Palmer, who was forced to stay out of the public eye to allow the international outrage of the hunt boil over, recently told the Associated Press and the Minnesota Star Tribune that he maintains the hunt was legal. The 55-year-old added that he and his fellow hunt party participants did not know that the lion they hunted was the star 13-year-old lion.
Palmer told reporters that his patients and staff members at River Bluff Dental requested he return to his practice. "I have a lot of staff members at River Bluff Dental. I'm a little heartbroken at the disruption in their lives, and I'm a health professional," he said.
"I need to get back to treating my patients," Palmer continued. "My staff and my patients support me, and they want me back. That's why I'm back. I'll be coming back this week." The Star Tribune reported that Palmer arrived in his office at around 7am local time with "a modest police presence nearby."

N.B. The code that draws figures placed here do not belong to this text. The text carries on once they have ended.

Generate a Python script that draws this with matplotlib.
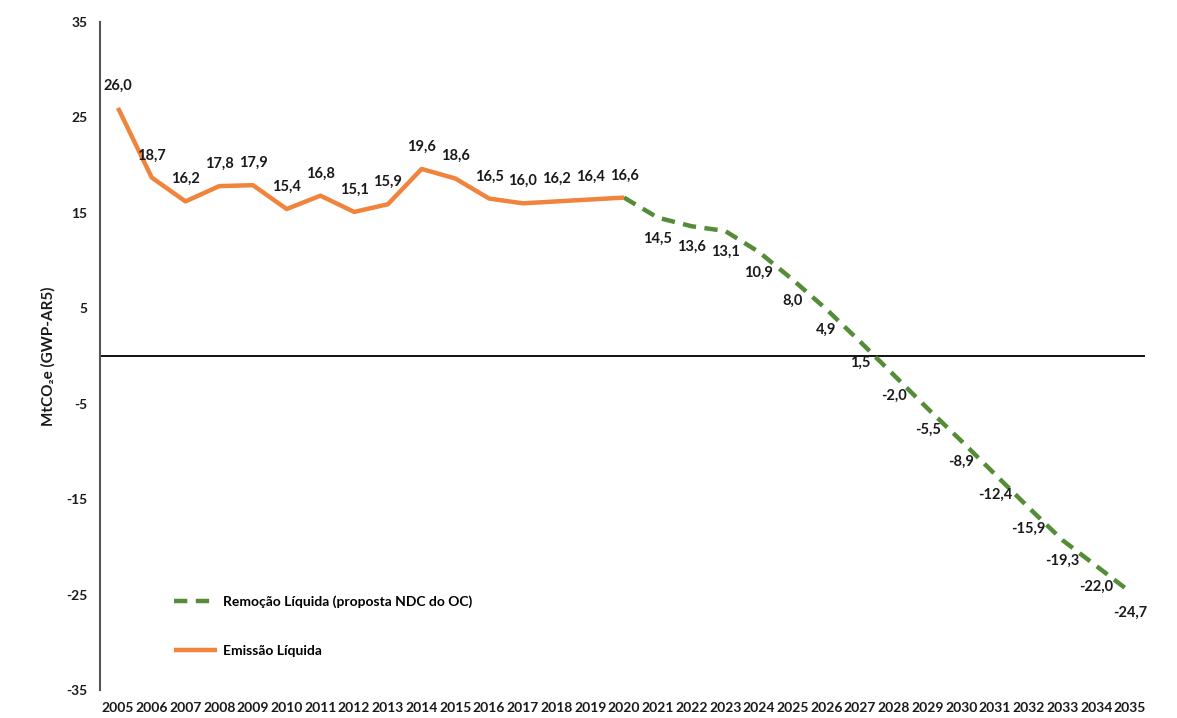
import matplotlib
matplotlib.use("Agg")
import matplotlib.pyplot as plt

plt.rcParams['font.family'] = ['Lato', 'DejaVu Sans']
plt.rcParams['font.weight'] = 'bold'

years_emission = list(range(2005, 2021))
emission = [26.0, 18.7, 16.2, 17.8, 17.9, 15.4, 16.8, 15.1, 15.9, 19.6, 18.6, 16.5, 16.0, 16.2, 16.4, 16.6]
years_removal = list(range(2020, 2036))
removal = [16.6, 14.5, 13.6, 13.1, 10.9, 8.0, 4.9, 1.5, -2.0, -5.5, -8.9, -12.4, -15.9, -19.3, -22.0, -24.7]
yticks = [35, 25, 15, 5, -5, -15, -25, -35]
xticklabels = [str(y) for y in range(2005, 2036)]

orange = '#F0843C'
green = '#548C37'

fig = plt.figure(figsize=(11.77, 7.18), dpi=100)
ax = fig.add_axes([100/1177, 1 - 690/718, 1045/1177, 668/718])

ax.plot(years_removal, removal, color=green, lw=3.2, dashes=(3, 1.9),
        label='Remoção Líquida (proposta NDC do OC)', zorder=3)
ax.plot(years_emission, emission, color=orange, lw=3.2, solid_capstyle='butt',
        label='Emissão Líquida', zorder=3)
ax.axhline(0, color='#111111', lw=1.4, zorder=2)

def fmt(v):
    return f"{v:.1f}".replace('.', ',')

for x, v in zip(years_emission, emission):
    ax.annotate(fmt(v), (x, v), xytext=(0, 16), textcoords='offset points',
                ha='center', va='center', fontsize=10.5, fontweight='bold', color='#1a1a1a')
for x, v in zip(years_removal[1:], removal[1:]):
    ax.annotate(fmt(v), (x, v), xytext=(0, -15), textcoords='offset points',
                ha='center', va='center', fontsize=10.5, fontweight='bold', color='#1a1a1a')

ax.set_xlim(2005 - 18/33.73, 2035 + 15/33.73)
ax.set_ylim(-35, 35)
ax.set_yticks(yticks)
ax.set_yticklabels([str(t) for t in yticks])
ax.set_xticks(list(range(2005, 2036)))
ax.set_xticklabels(xticklabels)
ax.tick_params(axis='both', length=0, labelsize=10, labelcolor='#1a1a1a')
ax.tick_params(axis='y', pad=9)
ax.tick_params(axis='x', pad=9)
for s in ['top', 'right', 'bottom']:
    ax.spines[s].set_visible(False)
ax.spines['left'].set_color('#555555')
ax.spines['left'].set_linewidth(1.5)

ax.set_ylabel('MtCO₂e (GWP-AR5)', fontsize=11, fontweight='bold', color='#1a1a1a', labelpad=8)

leg = ax.legend(loc='upper left', bbox_to_anchor=(67/1045, 1 - (588 - 22)/668), frameon=False,
                handlelength=3.1, handletextpad=0.4, labelspacing=2.7, borderpad=0,
                prop={'size': 10, 'weight': 'bold'})

fig.savefig('out.png', dpi=100, facecolor='white')
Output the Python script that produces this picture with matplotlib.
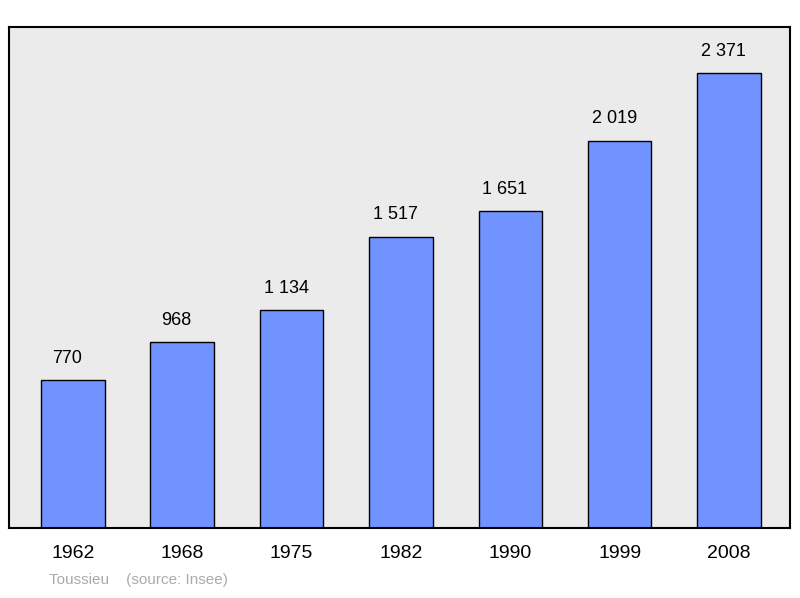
import matplotlib
matplotlib.use("Agg")
from matplotlib import pyplot as plt

years = ["1962", "1968", "1975", "1982", "1990", "1999", "2008"]
population = [770, 968, 1134, 1517, 1651, 2019, 2371]
value_labels = ["770", "968", "1 134", "1 517", "1 651", "2 019", "2 371"]

plt.rcParams["font.family"] = ["Liberation Sans", "DejaVu Sans"]
fig = plt.figure(figsize=(8, 5.98), dpi=100)
ax = fig.add_axes([0.011, 0.117, 0.977, 0.838])
ax.set_facecolor("#ebebeb")

x = list(range(len(years)))
ax.bar(x, population, width=0.58, color="#7093ff", edgecolor="black", linewidth=1)
for xi, v, lab in zip(x, population, value_labels):
    ax.text(xi - 0.05, v + 70, lab, ha="center", va="bottom", fontsize=13)

ax.set_xlim(-0.585, 6.56)
ax.set_ylim(0, 2611)
ax.set_yticks([])
ax.set_xticks(x)
ax.set_xticklabels(years, fontsize=14)
ax.tick_params(axis="x", length=0, pad=12)
for s in ax.spines.values():
    s.set_linewidth(1.5)

fig.text(0.061, 0.023, "Toussieu    (source: Insee)", color="#aaaaaa", fontsize=11)
fig.savefig("out.png")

Video footage by the AP shows a large group of reporters as a protester shouts, "Extradite Palmer!" The same female protester also is heard screaming, "We will never forgive what you did!"

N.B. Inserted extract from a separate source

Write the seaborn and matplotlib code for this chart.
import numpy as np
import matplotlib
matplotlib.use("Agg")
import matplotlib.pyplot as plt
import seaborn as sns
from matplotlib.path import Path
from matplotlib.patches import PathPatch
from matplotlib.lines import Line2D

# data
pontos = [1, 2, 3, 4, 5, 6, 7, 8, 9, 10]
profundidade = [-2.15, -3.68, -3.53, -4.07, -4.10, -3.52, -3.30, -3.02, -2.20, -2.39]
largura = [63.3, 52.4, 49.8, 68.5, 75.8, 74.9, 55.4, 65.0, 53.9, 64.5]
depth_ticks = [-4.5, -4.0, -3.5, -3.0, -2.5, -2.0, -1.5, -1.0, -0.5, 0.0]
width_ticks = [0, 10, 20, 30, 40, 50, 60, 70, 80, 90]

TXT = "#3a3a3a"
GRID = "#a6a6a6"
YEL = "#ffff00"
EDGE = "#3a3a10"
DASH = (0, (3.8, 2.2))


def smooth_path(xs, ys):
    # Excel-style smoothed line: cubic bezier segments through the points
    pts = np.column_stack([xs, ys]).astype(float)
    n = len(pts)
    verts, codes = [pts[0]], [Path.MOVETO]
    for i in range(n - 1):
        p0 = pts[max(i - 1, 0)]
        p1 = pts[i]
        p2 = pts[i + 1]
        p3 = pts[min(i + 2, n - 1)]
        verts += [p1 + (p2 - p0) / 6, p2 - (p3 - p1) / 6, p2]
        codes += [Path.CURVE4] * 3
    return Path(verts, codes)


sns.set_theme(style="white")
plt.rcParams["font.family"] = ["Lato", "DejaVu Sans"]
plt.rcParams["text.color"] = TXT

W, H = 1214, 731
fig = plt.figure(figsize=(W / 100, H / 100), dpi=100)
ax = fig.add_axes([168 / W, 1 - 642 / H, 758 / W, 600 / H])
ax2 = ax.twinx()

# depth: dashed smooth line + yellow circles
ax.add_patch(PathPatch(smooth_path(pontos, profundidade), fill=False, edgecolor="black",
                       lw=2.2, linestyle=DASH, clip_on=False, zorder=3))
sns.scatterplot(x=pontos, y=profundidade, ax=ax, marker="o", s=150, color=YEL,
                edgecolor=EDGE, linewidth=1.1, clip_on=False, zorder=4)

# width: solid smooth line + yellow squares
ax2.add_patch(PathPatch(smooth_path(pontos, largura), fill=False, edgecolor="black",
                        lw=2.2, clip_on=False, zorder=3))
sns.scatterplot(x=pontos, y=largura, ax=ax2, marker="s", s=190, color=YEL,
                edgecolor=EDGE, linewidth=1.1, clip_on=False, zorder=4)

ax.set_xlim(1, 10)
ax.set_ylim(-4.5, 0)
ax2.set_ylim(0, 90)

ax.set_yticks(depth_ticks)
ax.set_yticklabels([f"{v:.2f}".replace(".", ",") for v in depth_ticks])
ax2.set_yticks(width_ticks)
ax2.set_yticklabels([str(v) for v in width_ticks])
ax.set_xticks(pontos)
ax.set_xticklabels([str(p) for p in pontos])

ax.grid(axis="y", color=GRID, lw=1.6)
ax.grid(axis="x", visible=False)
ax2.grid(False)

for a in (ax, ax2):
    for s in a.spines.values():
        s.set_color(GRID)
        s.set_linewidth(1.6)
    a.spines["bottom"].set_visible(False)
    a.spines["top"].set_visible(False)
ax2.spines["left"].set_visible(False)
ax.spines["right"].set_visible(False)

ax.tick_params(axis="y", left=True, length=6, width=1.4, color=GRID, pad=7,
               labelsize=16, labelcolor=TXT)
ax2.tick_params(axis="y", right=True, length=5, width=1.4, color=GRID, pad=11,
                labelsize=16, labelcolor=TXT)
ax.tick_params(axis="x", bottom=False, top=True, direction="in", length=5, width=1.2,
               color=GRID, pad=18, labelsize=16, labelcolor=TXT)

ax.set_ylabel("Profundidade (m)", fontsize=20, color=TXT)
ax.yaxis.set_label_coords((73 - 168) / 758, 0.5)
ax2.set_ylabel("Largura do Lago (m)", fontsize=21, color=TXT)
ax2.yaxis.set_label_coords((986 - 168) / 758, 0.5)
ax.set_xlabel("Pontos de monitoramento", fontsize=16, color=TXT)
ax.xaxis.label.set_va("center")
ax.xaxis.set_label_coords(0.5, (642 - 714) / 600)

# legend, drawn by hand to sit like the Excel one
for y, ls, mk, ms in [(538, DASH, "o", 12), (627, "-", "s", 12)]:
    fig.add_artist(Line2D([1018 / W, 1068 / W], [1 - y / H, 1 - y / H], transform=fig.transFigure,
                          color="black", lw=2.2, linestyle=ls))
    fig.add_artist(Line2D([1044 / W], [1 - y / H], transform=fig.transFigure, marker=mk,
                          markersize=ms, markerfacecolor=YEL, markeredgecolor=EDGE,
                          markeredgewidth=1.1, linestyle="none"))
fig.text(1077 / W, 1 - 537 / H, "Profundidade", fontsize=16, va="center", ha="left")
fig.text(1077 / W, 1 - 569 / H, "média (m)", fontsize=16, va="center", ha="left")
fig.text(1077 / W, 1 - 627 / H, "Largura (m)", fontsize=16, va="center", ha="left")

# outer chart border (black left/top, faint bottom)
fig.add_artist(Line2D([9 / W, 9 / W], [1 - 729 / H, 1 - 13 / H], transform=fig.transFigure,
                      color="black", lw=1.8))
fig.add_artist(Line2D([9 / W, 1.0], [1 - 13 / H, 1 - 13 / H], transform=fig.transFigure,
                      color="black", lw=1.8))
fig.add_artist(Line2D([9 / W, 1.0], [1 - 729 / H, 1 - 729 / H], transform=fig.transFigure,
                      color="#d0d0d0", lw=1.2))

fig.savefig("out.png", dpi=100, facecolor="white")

One protester, 49-year-old Veronique Lamb of Brussels, told Reuters that she was protesting Palmer's return to work "like nothing happened." Lamb said, "He did something really bad and he really knows it. Hopefully this has opened the eyes of people to this horrible business. It's very sad."

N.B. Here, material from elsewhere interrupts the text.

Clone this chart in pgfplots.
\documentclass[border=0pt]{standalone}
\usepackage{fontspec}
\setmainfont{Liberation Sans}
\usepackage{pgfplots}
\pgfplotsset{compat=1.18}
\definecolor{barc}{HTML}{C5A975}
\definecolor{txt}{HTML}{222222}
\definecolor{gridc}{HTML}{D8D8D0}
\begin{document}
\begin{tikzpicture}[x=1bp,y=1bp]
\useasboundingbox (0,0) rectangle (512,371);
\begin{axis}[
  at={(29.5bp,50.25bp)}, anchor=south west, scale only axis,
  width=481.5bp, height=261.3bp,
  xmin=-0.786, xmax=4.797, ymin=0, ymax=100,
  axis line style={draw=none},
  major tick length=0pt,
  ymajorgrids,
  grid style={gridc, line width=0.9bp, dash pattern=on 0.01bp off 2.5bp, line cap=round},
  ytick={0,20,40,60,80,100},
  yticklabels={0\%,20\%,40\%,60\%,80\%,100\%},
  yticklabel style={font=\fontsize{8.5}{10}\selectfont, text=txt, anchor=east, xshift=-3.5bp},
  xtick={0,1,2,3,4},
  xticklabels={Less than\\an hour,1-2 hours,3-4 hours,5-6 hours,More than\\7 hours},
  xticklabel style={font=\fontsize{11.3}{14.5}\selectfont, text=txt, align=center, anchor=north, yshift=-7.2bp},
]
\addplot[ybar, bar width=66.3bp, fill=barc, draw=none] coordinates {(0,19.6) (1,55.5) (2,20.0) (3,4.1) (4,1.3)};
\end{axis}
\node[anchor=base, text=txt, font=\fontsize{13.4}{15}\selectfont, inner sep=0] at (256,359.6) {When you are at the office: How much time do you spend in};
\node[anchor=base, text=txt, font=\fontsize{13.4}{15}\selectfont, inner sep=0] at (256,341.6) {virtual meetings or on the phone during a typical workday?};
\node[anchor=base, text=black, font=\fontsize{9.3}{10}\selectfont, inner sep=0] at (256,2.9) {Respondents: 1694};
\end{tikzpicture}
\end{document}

Reuters noted that Palmer was also greeted with support from some of his patients. Thirty-year-old Ryan Rice, hunter from St Paul, told Reuters, "I have no problem with him taking a lion or giraffe. I do have a problem with social media and how people have tried to slander this individual."
In his interview with the AP and the Star Tribune, Palmer refuted many of the details surrounding Cecil's death. Initial reports claim Palmer and his team hunted the wounded lion for 40 hours before the dentist shot and killed him with a gun.
"The lion was not taken with a gun. It was not 40 hours later," Palmer said. According to the Star Tribune, Palmer said the lion was killed the day after it was wounded with a bow and arrow.